The corn harvest is well underway in the Carolinas, and so far so good. Rick Strecker is technical agronomist with Bayer Crop Science. He says fields in southeastern Virginia and northeastern North Carolina are coming in strong.

Quite honestly, my corn yields are coming in better than expected. When I think back on how we got a cool, wet start, and then we got into July and part of August real hot and pretty dry in areas, the yields have really been pretty amazing flows. So I’m getting back and even now in South Carolina, but a lot of reports locally I’m getting back are well past 200 And I’d say a lot of moving on up to 225 to 230.

In addition to the versatile new Deltapine varieties, Strecker says farmers’ hard work can be credited with the good yields.

Mike, I think a lot of it is management practices by our growers. They’re really paying attention to the needs, whether it be fertility, insecticides or fungicides. A lot of the growers are really paying more attention to what that crop needs and managing for these higher yields and hopefully, higher return on investment.

Strecker says the fields are workable now, but that’s likely to change by the end of the week.

And for the most part, it is pretty dry up and the area service now down in the Blacklands you know, Pantego, Belhaven, that area. They’ve had a little more rain and some of the fields may be getting a little wet when we get into it. Yeah, with long range forecasts with this storm coming up now, Idalia, I don’t think I don’t anticipate a lot of issues getting back into the fields pretty quick.

Zach Webb is Bayer technical agronomist in southeastern North Carolina. He says soybeans are a tale of two plantings.
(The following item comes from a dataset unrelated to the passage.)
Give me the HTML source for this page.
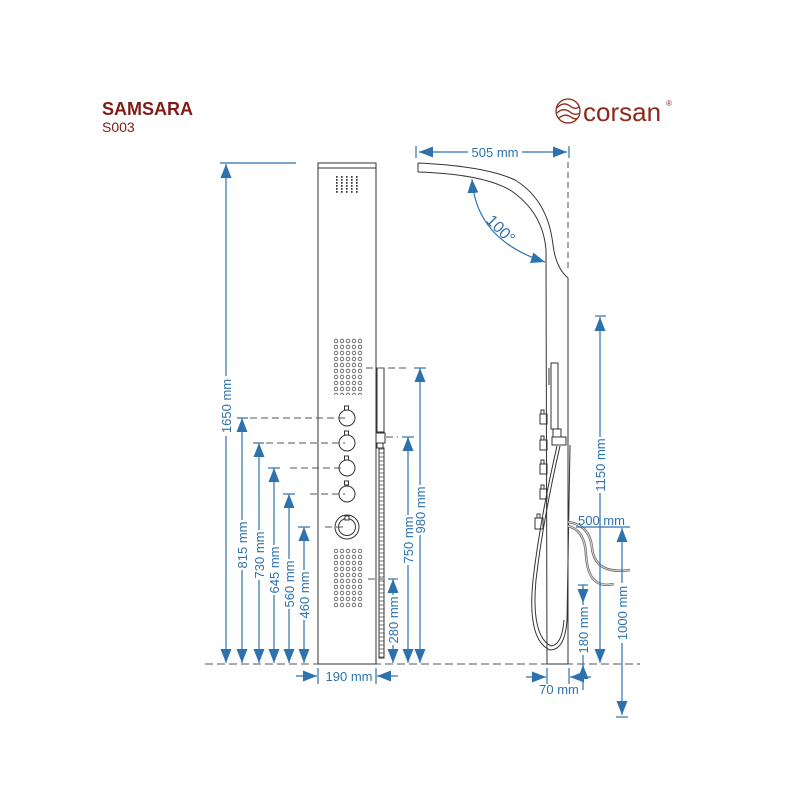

The full season stuff has looked really good and this won’t hurt them. It’ll probably help them more than anything. The double crop beans look pretty rough. It’s been so hot and dry. They just haven’t grown. So obviously any water we get out of this thing would definitely help the beans.

With the first tropical storm of the season on the way to Low Country South Carolina and southeastern North Carolina, Webb says growers would love to get the corn crop out of the field, but it’s just too early into harvest.

Don’t get me wrong, they’ve been going as hard as they can and probably can pick some corn a little bit early that’s maybe not quite dry. They’d like to pick it, but they see what’s coming so they get as much as they can to get in front of your ride. They will already pick him pretty hard anyway. So the fact of the storm is coming, there really wasn’t a way to expedite this to get more out of it out other than working longer hours.

The Carolinas should start to see the effects of Idalia as early as this morning.